> **Your instructions**:
Copy all entries without alteration and skip the pictures they hold.
+++
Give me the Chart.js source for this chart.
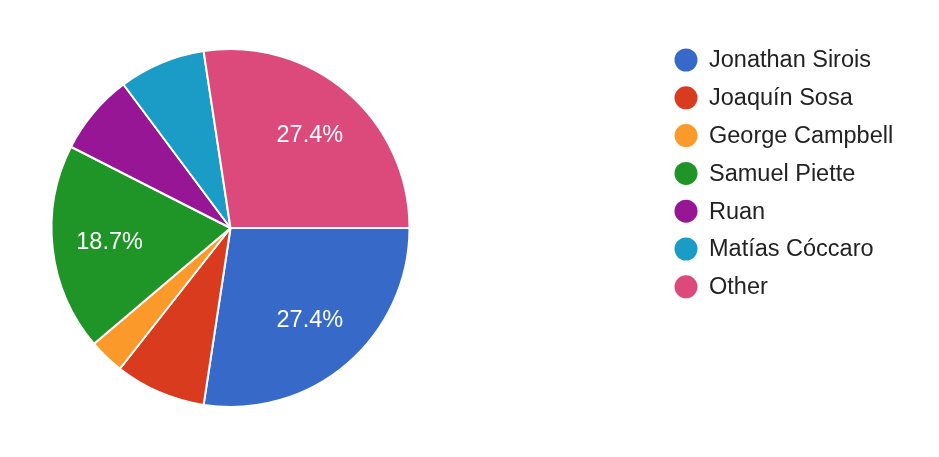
<!DOCTYPE html>
<html>
<head>
<meta charset="utf-8">
<script src="https://cdn.jsdelivr.net/npm/chart.js@4.4.0/dist/chart.umd.min.js"></script>
<style>
  html, body { margin: 0; padding: 0; background: #fff; }
  #wrap { width: 939px; height: 457px; }
</style>
</head>
<body>
<div id="wrap"><canvas id="pie" width="939" height="457"></canvas></div>
<script>
// data (percent of responses)
const players = ["Jonathan Sirois", "Joaquín Sosa", "George Campbell", "Samuel Piette", "Ruan", "Matías Cóccaro", "Other"];
const shares = [27.4, 8.2, 3.2, 18.7, 7.3, 7.8, 27.4];
const colors = ["#3769c9", "#d93b1f", "#fb9a2a", "#1f9427", "#961695", "#1a9cc6", "#db4a7a"];

const FONT = "'Liberation Sans', Arial, sans-serif";

// percent text inside the bigger slices
const sliceLabels = {
  id: "sliceLabels",
  afterDatasetsDraw(chart) {
    const ctx = chart.ctx;
    const meta = chart.getDatasetMeta(0);
    const total = shares.reduce((a, b) => a + b, 0);
    ctx.save();
    ctx.font = "23.5px " + FONT;
    ctx.fillStyle = "#fff";
    ctx.textAlign = "center";
    ctx.textBaseline = "middle";
    meta.data.forEach((arc, i) => {
      const pct = shares[i] / total;
      if (pct < 0.1) return;
      const p = arc.getProps(["x", "y", "startAngle", "endAngle", "outerRadius"], true);
      const mid = (p.startAngle + p.endAngle) / 2;
      const r = p.outerRadius * 0.68;
      ctx.fillText((pct * 100).toFixed(1) + "%", p.x + Math.cos(mid) * r, p.y + Math.sin(mid) * r);
    });
    ctx.restore();
  }
};

// legend on the right, drawn like the original
const sideLegend = {
  id: "sideLegend",
  afterDraw(chart) {
    const ctx = chart.ctx;
    ctx.save();
    ctx.font = "23.5px " + FONT;
    ctx.textBaseline = "middle";
    players.forEach((name, i) => {
      const y = 60 + i * 37.8;
      ctx.beginPath();
      ctx.arc(686, y, 11.5, 0, Math.PI * 2);
      ctx.fillStyle = colors[i];
      ctx.fill();
      ctx.fillStyle = "#222";
      ctx.fillText(name, 709, y + 1);
    });
    ctx.restore();
  }
};

new Chart(document.getElementById("pie").getContext("2d"), {
  type: "pie",
  data: {
    labels: players,
    datasets: [{
      data: shares,
      backgroundColor: colors,
      borderColor: "#fff",
      borderWidth: 2
    }]
  },
  options: {
    responsive: false,
    animation: false,
    rotation: 90,
    layout: { padding: { left: 50, top: 48, bottom: 49, right: 528 } },
    plugins: {
      legend: { display: false },
      tooltip: { enabled: false }
    }
  },
  plugins: [sliceLabels, sideLegend]
});
</script>
</body>
</html>
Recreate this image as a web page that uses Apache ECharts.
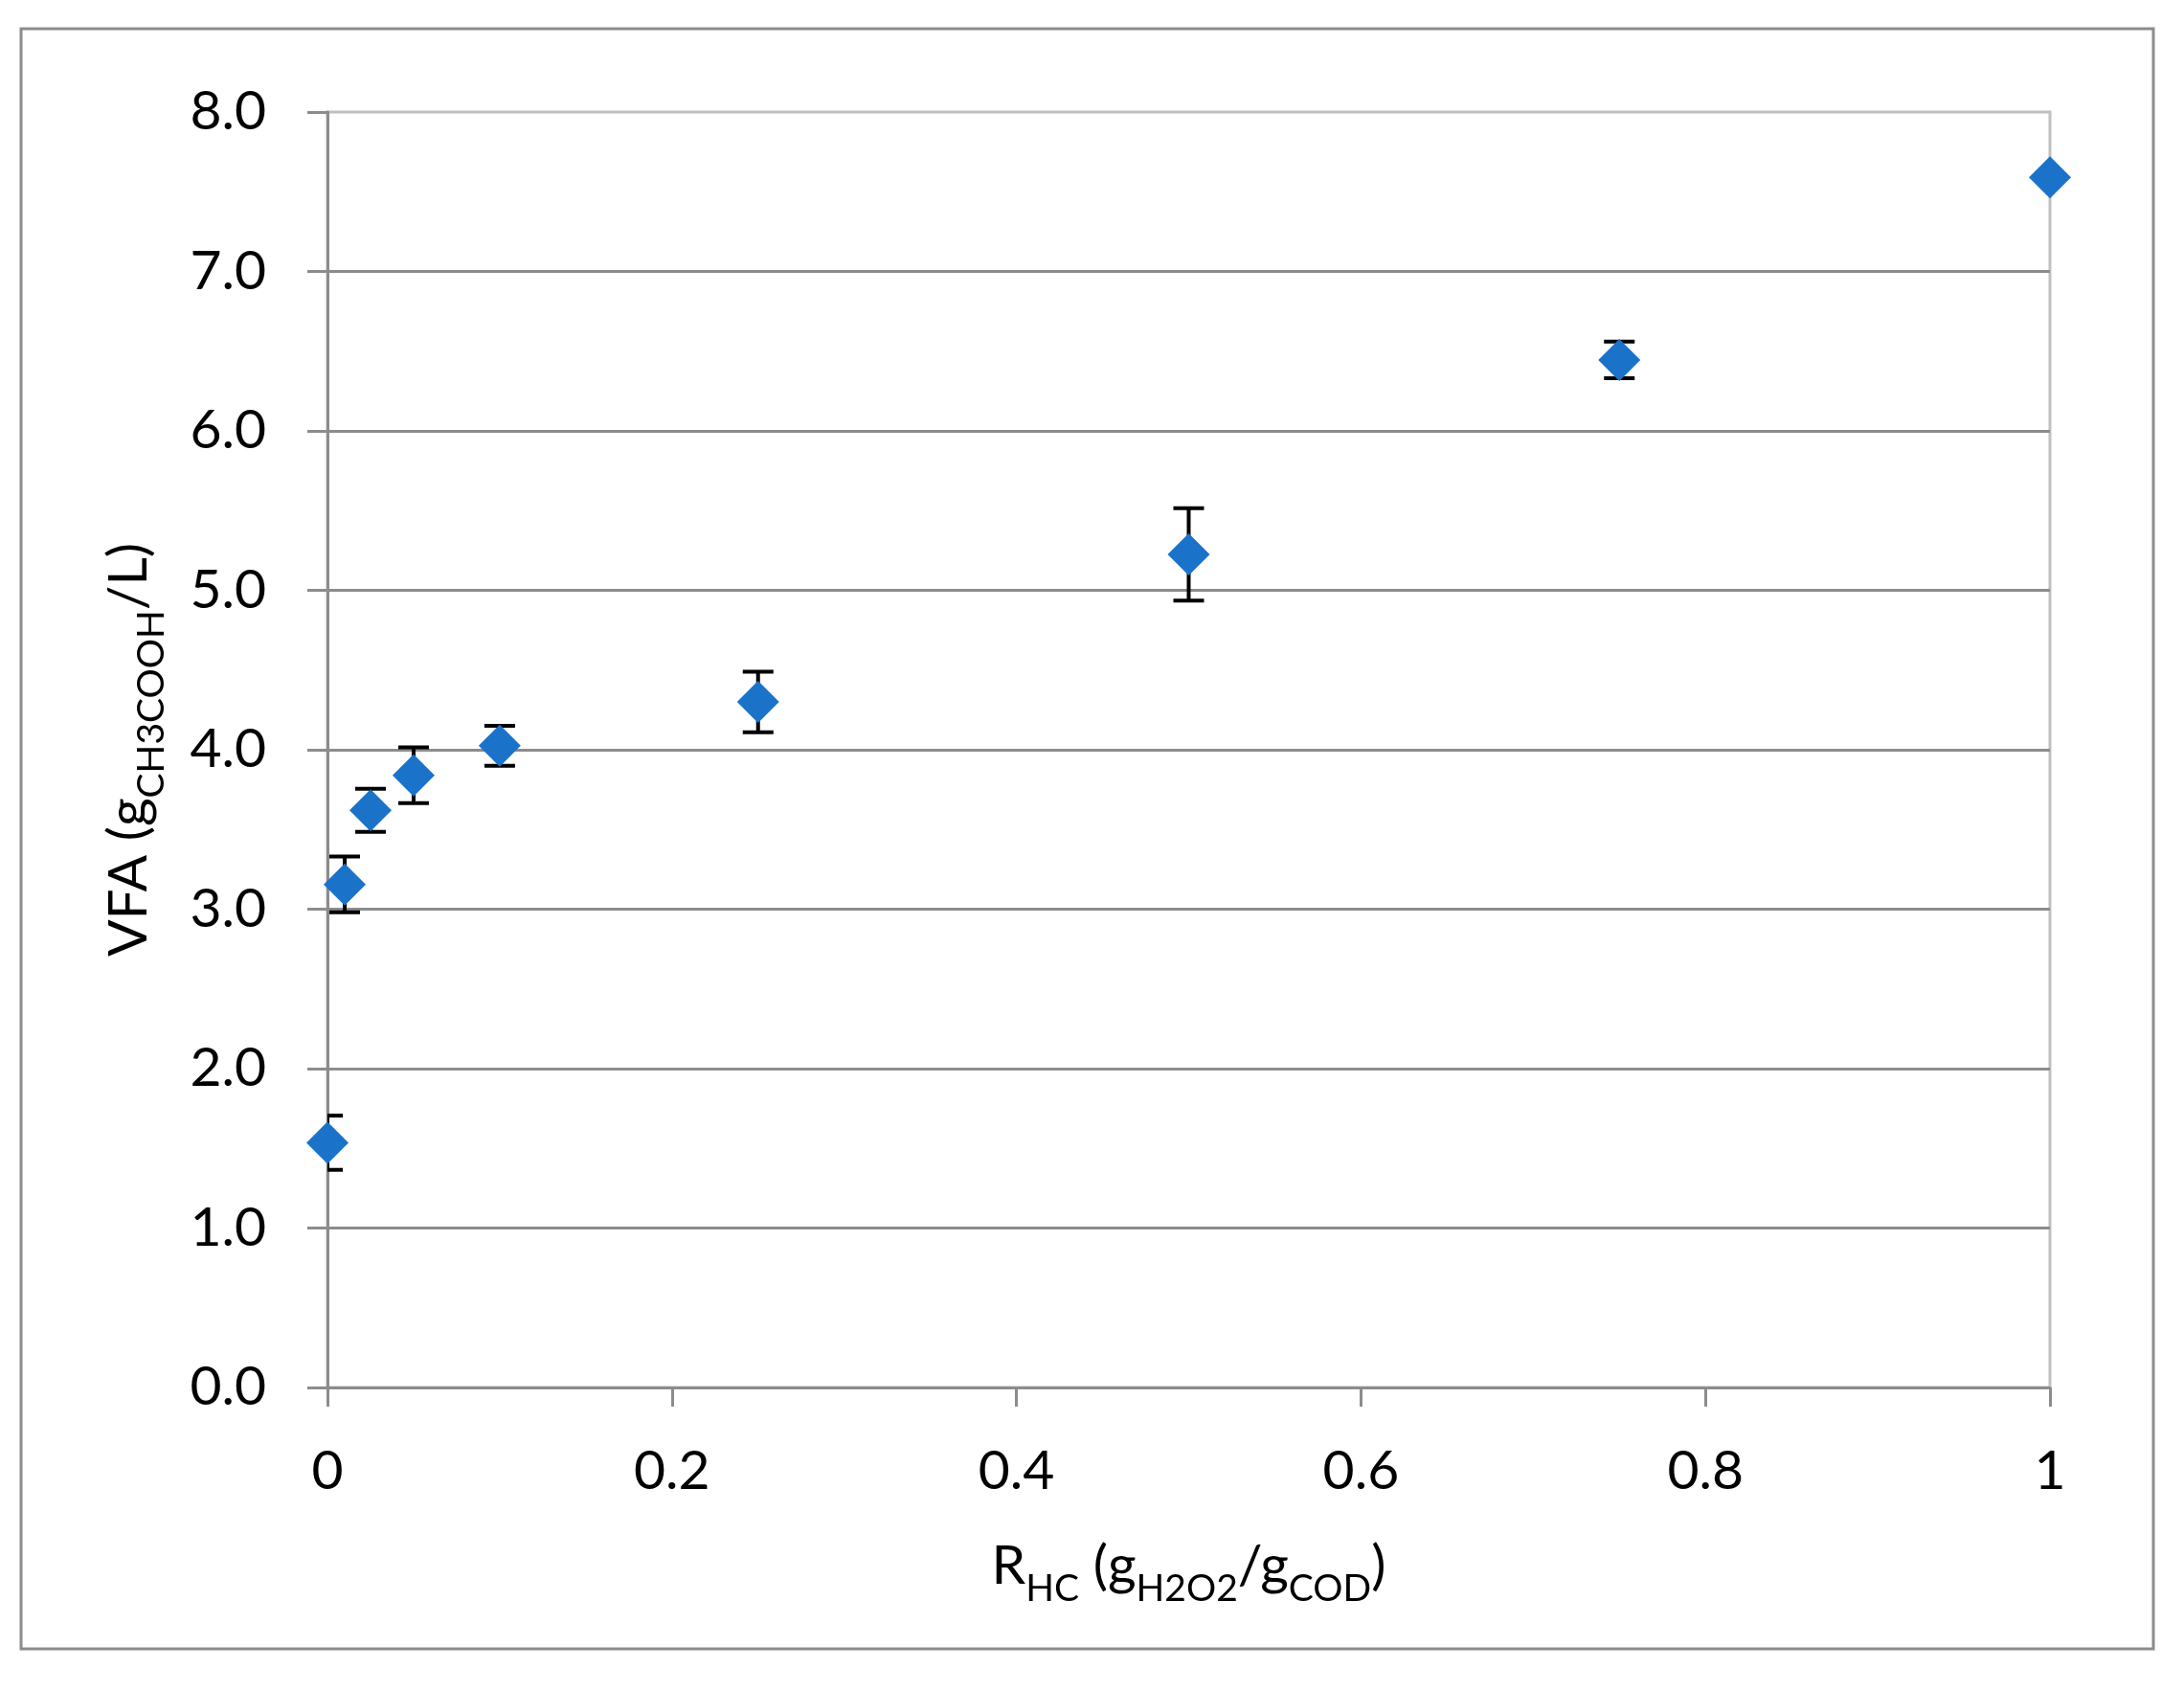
+++
> **Full answer**:
Give me the Chart.js source for this chart.
<!DOCTYPE html>
<html>
<head>
<meta charset="utf-8">
<script src="https://cdn.jsdelivr.net/npm/chart.js@4.4.0/dist/chart.umd.min.js"></script>
<style>
  html, body { margin: 0; padding: 0; background: #fff; }
  #wrap { width: 939px; height: 457px; }
</style>
</head>
<body>
<div id="wrap"><canvas id="pie" width="939" height="457"></canvas></div>
<script>
// data (percent of responses)
const players = ["Jonathan Sirois", "Joaquín Sosa", "George Campbell", "Samuel Piette", "Ruan", "Matías Cóccaro", "Other"];
const shares = [27.4, 8.2, 3.2, 18.7, 7.3, 7.8, 27.4];
const colors = ["#3769c9", "#d93b1f", "#fb9a2a", "#1f9427", "#961695", "#1a9cc6", "#db4a7a"];

const FONT = "'Liberation Sans', Arial, sans-serif";

// percent text inside the bigger slices
const sliceLabels = {
  id: "sliceLabels",
  afterDatasetsDraw(chart) {
    const ctx = chart.ctx;
    const meta = chart.getDatasetMeta(0);
    const total = shares.reduce((a, b) => a + b, 0);
    ctx.save();
    ctx.font = "23.5px " + FONT;
    ctx.fillStyle = "#fff";
    ctx.textAlign = "center";
    ctx.textBaseline = "middle";
    meta.data.forEach((arc, i) => {
      const pct = shares[i] / total;
      if (pct < 0.1) return;
      const p = arc.getProps(["x", "y", "startAngle", "endAngle", "outerRadius"], true);
      const mid = (p.startAngle + p.endAngle) / 2;
      const r = p.outerRadius * 0.68;
      ctx.fillText((pct * 100).toFixed(1) + "%", p.x + Math.cos(mid) * r, p.y + Math.sin(mid) * r);
    });
    ctx.restore();
  }
};

// legend on the right, drawn like the original
const sideLegend = {
  id: "sideLegend",
  afterDraw(chart) {
    const ctx = chart.ctx;
    ctx.save();
    ctx.font = "23.5px " + FONT;
    ctx.textBaseline = "middle";
    players.forEach((name, i) => {
      const y = 60 + i * 37.8;
      ctx.beginPath();
      ctx.arc(686, y, 11.5, 0, Math.PI * 2);
      ctx.fillStyle = colors[i];
      ctx.fill();
      ctx.fillStyle = "#222";
      ctx.fillText(name, 709, y + 1);
    });
    ctx.restore();
  }
};

new Chart(document.getElementById("pie").getContext("2d"), {
  type: "pie",
  data: {
    labels: players,
    datasets: [{
      data: shares,
      backgroundColor: colors,
      borderColor: "#fff",
      borderWidth: 2
    }]
  },
  options: {
    responsive: false,
    animation: false,
    rotation: 90,
    layout: { padding: { left: 50, top: 48, bottom: 49, right: 528 } },
    plugins: {
      legend: { display: false },
      tooltip: { enabled: false }
    }
  },
  plugins: [sliceLabels, sideLegend]
});
</script>
</body>
</html>
Recreate this image as a web page that uses Apache ECharts.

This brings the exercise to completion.